▸ Data provided

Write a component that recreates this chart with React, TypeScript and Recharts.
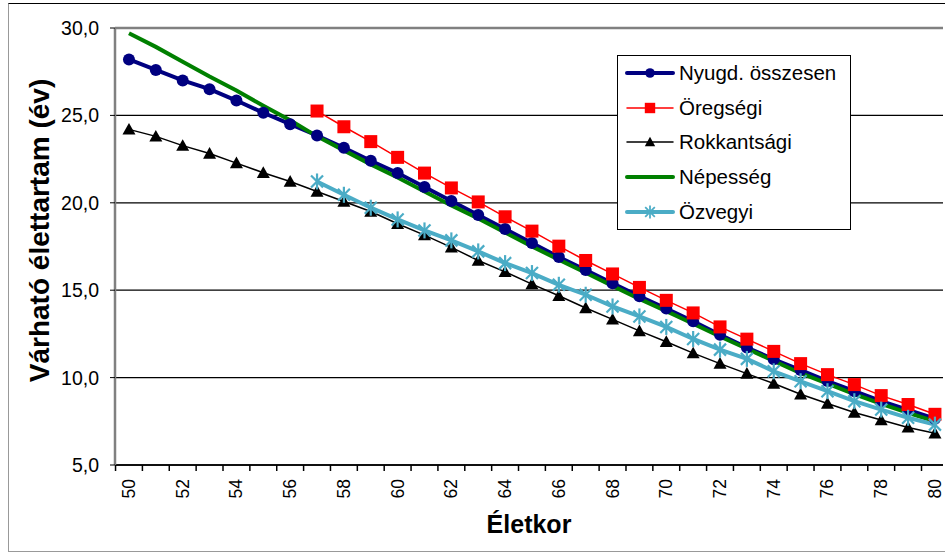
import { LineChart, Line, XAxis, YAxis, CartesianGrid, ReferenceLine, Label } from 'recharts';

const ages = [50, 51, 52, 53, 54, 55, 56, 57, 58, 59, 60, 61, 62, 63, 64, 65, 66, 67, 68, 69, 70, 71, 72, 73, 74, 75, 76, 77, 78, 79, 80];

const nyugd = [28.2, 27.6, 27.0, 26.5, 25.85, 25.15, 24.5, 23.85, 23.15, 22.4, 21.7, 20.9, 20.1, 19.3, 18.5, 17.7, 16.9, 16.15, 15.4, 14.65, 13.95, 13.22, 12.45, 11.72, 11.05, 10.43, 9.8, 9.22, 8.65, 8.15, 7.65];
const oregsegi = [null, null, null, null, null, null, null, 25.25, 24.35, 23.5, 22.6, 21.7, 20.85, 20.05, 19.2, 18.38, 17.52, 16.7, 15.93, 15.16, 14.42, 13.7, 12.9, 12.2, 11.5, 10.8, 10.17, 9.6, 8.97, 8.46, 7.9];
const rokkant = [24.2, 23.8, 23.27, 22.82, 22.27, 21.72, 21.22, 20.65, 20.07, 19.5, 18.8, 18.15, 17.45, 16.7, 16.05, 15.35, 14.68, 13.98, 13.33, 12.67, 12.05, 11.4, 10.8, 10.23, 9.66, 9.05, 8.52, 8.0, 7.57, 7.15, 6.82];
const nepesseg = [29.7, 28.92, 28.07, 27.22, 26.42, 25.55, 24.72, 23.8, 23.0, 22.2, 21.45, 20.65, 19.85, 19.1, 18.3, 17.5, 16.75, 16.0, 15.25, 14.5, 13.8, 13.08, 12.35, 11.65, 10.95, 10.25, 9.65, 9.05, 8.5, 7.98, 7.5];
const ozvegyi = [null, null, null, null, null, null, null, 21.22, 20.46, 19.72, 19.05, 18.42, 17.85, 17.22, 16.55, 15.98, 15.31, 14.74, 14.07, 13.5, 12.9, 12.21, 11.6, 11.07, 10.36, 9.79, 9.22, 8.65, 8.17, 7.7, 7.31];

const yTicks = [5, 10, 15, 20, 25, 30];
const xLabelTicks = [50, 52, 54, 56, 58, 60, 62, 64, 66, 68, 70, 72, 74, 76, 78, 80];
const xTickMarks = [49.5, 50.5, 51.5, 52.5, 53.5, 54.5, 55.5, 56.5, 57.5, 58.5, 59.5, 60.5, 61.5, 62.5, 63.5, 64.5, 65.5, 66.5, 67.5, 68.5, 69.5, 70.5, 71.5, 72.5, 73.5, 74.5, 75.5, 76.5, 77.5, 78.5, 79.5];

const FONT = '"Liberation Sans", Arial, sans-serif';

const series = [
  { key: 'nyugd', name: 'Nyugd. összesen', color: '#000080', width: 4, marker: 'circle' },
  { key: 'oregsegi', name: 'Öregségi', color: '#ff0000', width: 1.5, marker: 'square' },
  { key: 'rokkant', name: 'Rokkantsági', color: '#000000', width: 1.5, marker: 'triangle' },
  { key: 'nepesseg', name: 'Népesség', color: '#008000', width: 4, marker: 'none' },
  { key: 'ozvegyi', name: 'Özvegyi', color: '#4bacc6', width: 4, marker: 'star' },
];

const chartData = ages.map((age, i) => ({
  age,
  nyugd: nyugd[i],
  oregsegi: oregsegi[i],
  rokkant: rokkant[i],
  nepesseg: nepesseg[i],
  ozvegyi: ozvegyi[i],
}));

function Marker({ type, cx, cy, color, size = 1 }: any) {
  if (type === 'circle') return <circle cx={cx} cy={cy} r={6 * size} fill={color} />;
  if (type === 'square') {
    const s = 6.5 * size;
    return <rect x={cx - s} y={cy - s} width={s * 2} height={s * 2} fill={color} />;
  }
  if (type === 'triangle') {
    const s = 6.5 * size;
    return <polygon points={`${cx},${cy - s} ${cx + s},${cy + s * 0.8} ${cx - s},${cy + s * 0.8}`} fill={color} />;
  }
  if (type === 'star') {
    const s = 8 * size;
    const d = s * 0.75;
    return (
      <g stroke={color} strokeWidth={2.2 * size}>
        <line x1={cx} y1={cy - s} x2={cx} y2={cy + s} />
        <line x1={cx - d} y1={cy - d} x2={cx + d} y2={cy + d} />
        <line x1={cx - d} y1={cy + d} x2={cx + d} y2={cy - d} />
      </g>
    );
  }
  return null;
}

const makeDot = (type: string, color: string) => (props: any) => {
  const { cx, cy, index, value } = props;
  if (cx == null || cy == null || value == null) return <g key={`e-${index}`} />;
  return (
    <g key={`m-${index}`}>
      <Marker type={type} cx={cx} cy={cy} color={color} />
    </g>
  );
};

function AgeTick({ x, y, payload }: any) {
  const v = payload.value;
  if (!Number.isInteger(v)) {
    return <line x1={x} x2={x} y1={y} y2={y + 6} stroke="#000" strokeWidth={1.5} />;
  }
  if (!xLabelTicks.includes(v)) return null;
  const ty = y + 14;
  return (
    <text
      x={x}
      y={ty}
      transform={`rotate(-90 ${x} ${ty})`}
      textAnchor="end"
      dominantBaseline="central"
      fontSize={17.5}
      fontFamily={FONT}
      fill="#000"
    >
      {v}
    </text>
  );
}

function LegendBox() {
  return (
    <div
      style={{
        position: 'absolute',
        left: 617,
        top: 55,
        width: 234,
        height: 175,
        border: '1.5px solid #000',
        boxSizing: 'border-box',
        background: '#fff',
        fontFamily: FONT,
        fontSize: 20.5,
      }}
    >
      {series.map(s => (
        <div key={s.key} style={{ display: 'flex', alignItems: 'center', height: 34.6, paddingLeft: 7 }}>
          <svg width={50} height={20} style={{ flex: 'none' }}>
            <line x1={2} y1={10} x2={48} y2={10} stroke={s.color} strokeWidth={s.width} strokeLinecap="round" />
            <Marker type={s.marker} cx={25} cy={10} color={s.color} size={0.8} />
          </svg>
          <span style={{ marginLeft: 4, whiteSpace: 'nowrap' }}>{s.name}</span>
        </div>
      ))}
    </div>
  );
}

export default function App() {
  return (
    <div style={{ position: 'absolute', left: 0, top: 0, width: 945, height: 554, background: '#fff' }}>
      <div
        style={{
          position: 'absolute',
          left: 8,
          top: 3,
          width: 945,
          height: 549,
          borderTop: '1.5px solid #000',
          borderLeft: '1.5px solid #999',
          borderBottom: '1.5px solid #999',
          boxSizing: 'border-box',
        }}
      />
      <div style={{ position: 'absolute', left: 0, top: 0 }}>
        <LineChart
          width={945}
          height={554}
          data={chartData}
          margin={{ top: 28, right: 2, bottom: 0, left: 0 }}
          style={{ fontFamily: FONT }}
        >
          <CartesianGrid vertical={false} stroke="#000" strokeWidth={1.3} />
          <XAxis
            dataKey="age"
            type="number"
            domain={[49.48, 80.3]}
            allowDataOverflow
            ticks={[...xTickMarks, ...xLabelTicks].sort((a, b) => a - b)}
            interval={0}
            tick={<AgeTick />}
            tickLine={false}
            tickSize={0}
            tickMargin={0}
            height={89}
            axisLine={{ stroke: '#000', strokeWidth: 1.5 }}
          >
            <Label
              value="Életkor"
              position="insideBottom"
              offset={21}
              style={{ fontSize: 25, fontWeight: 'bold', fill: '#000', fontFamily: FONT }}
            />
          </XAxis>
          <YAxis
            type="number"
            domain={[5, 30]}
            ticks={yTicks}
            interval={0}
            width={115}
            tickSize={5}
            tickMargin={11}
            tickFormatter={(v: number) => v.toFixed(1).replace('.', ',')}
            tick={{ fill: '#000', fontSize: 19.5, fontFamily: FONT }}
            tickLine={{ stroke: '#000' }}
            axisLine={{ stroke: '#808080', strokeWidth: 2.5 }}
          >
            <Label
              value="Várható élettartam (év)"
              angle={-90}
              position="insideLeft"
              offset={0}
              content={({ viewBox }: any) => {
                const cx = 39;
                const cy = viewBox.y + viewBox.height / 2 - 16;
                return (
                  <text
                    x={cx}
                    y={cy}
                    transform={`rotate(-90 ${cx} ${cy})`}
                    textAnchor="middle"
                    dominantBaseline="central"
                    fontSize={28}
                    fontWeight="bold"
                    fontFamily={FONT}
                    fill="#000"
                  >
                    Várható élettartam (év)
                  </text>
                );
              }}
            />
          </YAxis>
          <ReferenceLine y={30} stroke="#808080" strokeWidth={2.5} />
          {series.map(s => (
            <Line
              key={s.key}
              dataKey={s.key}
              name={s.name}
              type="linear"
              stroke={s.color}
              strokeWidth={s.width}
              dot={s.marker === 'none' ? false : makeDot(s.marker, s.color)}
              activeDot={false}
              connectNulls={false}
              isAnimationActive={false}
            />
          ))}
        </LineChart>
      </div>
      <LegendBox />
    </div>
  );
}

▸ Brief
Repeat only the lines from the beginning of the material through the line containing "CartesianGrid, ReferenceLine, Label", both ends kept, leaving pictures out.

▸ Correct answer
Write a component that recreates this chart with React, TypeScript and Recharts.
import { LineChart, Line, XAxis, YAxis, CartesianGrid, ReferenceLine, Label } from 'recharts';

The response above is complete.